WHAT IS REQUIRED → Every line that contains the word "this" should be copied.

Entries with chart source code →
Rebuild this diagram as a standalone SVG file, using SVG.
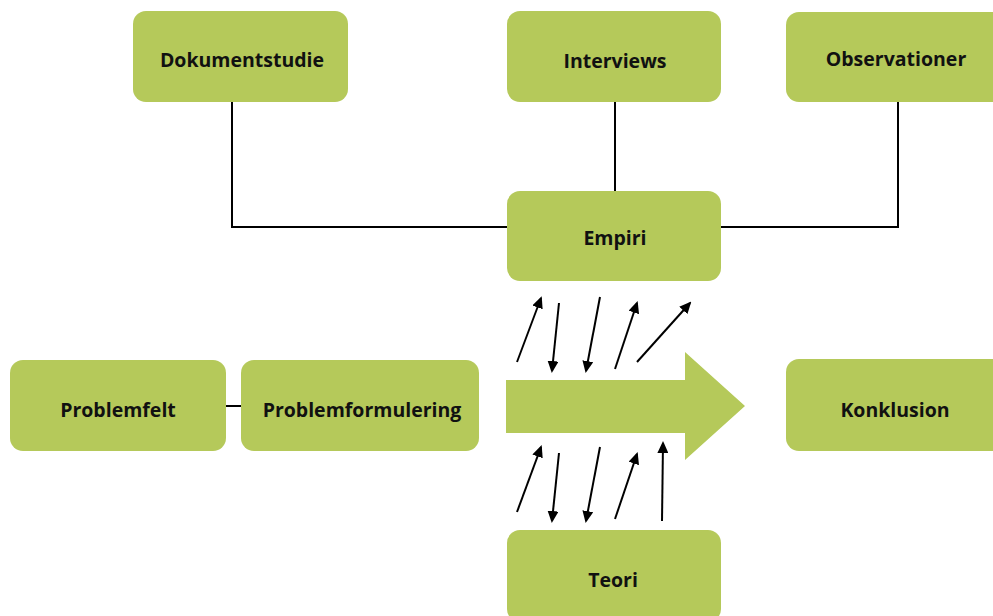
<svg xmlns="http://www.w3.org/2000/svg" width="993" height="616" viewBox="0 0 993 616">
<style>
.box{fill:#b5c95a;}
.lbl{font-family:"Open Sans","Liberation Sans",sans-serif;font-weight:bold;font-size:19.5px;fill:#111;text-anchor:middle;}
.ln{stroke:#000;stroke-width:2;fill:none;}
.ar{stroke:#000;stroke-width:2;fill:none;marker-end:url(#ah);}
</style>
<defs>
<marker id="ah" markerWidth="12" markerHeight="11" refX="10" refY="5.5" orient="auto" markerUnits="userSpaceOnUse">
<path d="M0,0 L12,5.5 L0,11 Z" fill="#000"/>
</marker>
</defs>
<rect width="993" height="616" fill="#fff"/>
<g id="connectors">
<polyline class="ln" points="232,102 232,227 507,227"/>
<line class="ln" x1="615" y1="102" x2="615" y2="191"/>
<polyline class="ln" points="898,102 898,227 721,227"/>
<line class="ln" x1="226" y1="406" x2="241" y2="406"/>
<line class="ar" x1="517" y1="362" x2="541" y2="298"/>
<line class="ar" x1="559" y1="303" x2="552" y2="371"/>
<line class="ar" x1="600" y1="297" x2="586" y2="371"/>
<line class="ar" x1="615" y1="369" x2="637" y2="303"/>
<line class="ar" x1="637" y1="362" x2="690" y2="303"/>
<line class="ar" x1="517" y1="512" x2="541" y2="447"/>
<line class="ar" x1="559" y1="453" x2="552" y2="521"/>
<line class="ar" x1="600" y1="447" x2="586" y2="521"/>
<line class="ar" x1="615" y1="519" x2="637" y2="454"/>
<line class="ar" x1="662" y1="521" x2="663" y2="443"/>
</g>
<g id="main-arrow">
<polygon class="box" points="506,380 685,380 685,352 745,406 685,460 685,433 506,433"/>
</g>
<g id="dokumentstudie"><rect class="box" x="133" y="11" width="215" height="91" rx="13"/><text class="lbl" x="242" y="67">Dokumentstudie</text></g>
<g id="interviews"><rect class="box" x="507" y="11" width="214" height="91" rx="13"/><text class="lbl" x="615" y="68">Interviews</text></g>
<g id="observationer"><rect class="box" x="786" y="12" width="220" height="90" rx="13"/><text class="lbl" x="896" y="66">Observationer</text></g>
<g id="empiri"><rect class="box" x="507" y="191" width="214" height="90" rx="13"/><text class="lbl" x="615" y="245">Empiri</text></g>
<g id="problemfelt"><rect class="box" x="10" y="360" width="216" height="91" rx="13"/><text class="lbl" x="118" y="417">Problemfelt</text></g>
<g id="problemformulering"><rect class="box" x="241" y="360" width="238" height="91" rx="13"/><text class="lbl" x="362" y="417">Problemformulering</text></g>
<g id="konklusion"><rect class="box" x="786" y="359" width="220" height="92" rx="13"/><text class="lbl" x="895" y="417">Konklusion</text></g>
<g id="teori"><rect class="box" x="507" y="530" width="214" height="92" rx="13"/><text class="lbl" x="613" y="587">Teori</text></g>
</svg>
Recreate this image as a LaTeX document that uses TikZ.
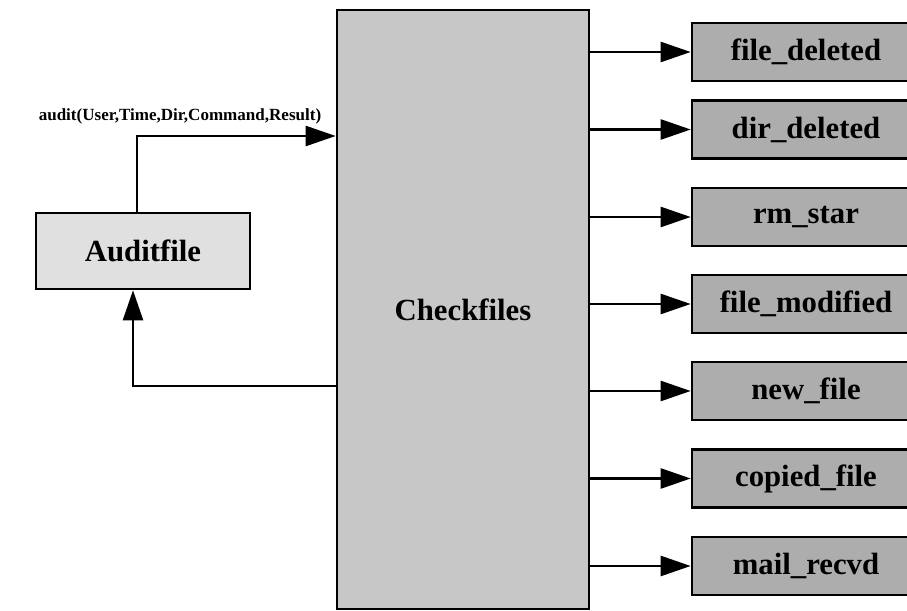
\documentclass[tikz,border=0pt]{standalone}
\usepackage{fontspec}
\setmainfont{Liberation Serif}
\usepackage{tikz}
\usetikzlibrary{arrows.meta}

\begin{document}
\begin{tikzpicture}[x = 0.02cm, y = -0.02cm,
  flow/.style = {line width = 1.4pt, -{Triangle[length = 0.6cm, width = 0.4cm]}},
  box/.style = {draw, line width = 1.5pt, inner sep = 0pt,
    font = \fontsize{17.5}{20}\bfseries\selectfont},
  outbox/.style = {box, fill = black!32, minimum width = 4.56cm, minimum height = 1.16cm}]
\useasboundingbox (0, 0) rectangle (907, 611);
\node (auditfile) at (143, 251) [box, fill = black!12,
  minimum width = 4.28cm, minimum height = 1.52cm] {Auditfile};
\node (checkfiles) at (463, 309.5) [box, fill = black!22,
  minimum width = 5.04cm, minimum height = 11.98cm] {Checkfiles};
\node (auditlbl) at (180, 116) [font = \fontsize{9.7}{11}\bfseries\selectfont]
  {audit(User,Time,Dir,Command,Result)};
\coordinate (up) at (137, 136);
\coordinate (down) at (133, 386);
\draw [flow] (auditfile.north -| up) |- (checkfiles.west |- up);
\draw [flow] (checkfiles.west |- down) -| (auditfile.south -| down);
\foreach \name/\txt/\y in {fdel/file\_deleted/52, ddel/dir\_deleted/129.5,
    rmstar/rm\_star/217, fmod/file\_modified/304, nfile/new\_file/391,
    cfile/copied\_file/478.5, mail/mail\_recvd/566}
{
  \node (\name) at (806, \y) [outbox] {\txt};
  \draw [flow] (checkfiles.east |- \name) -- (\name.west);
}
\end{tikzpicture}
\end{document}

WRITTEN SOLUTION →
Rebuild this diagram as a standalone SVG file, using SVG.
Recreate this image as a LaTeX document that uses TikZ.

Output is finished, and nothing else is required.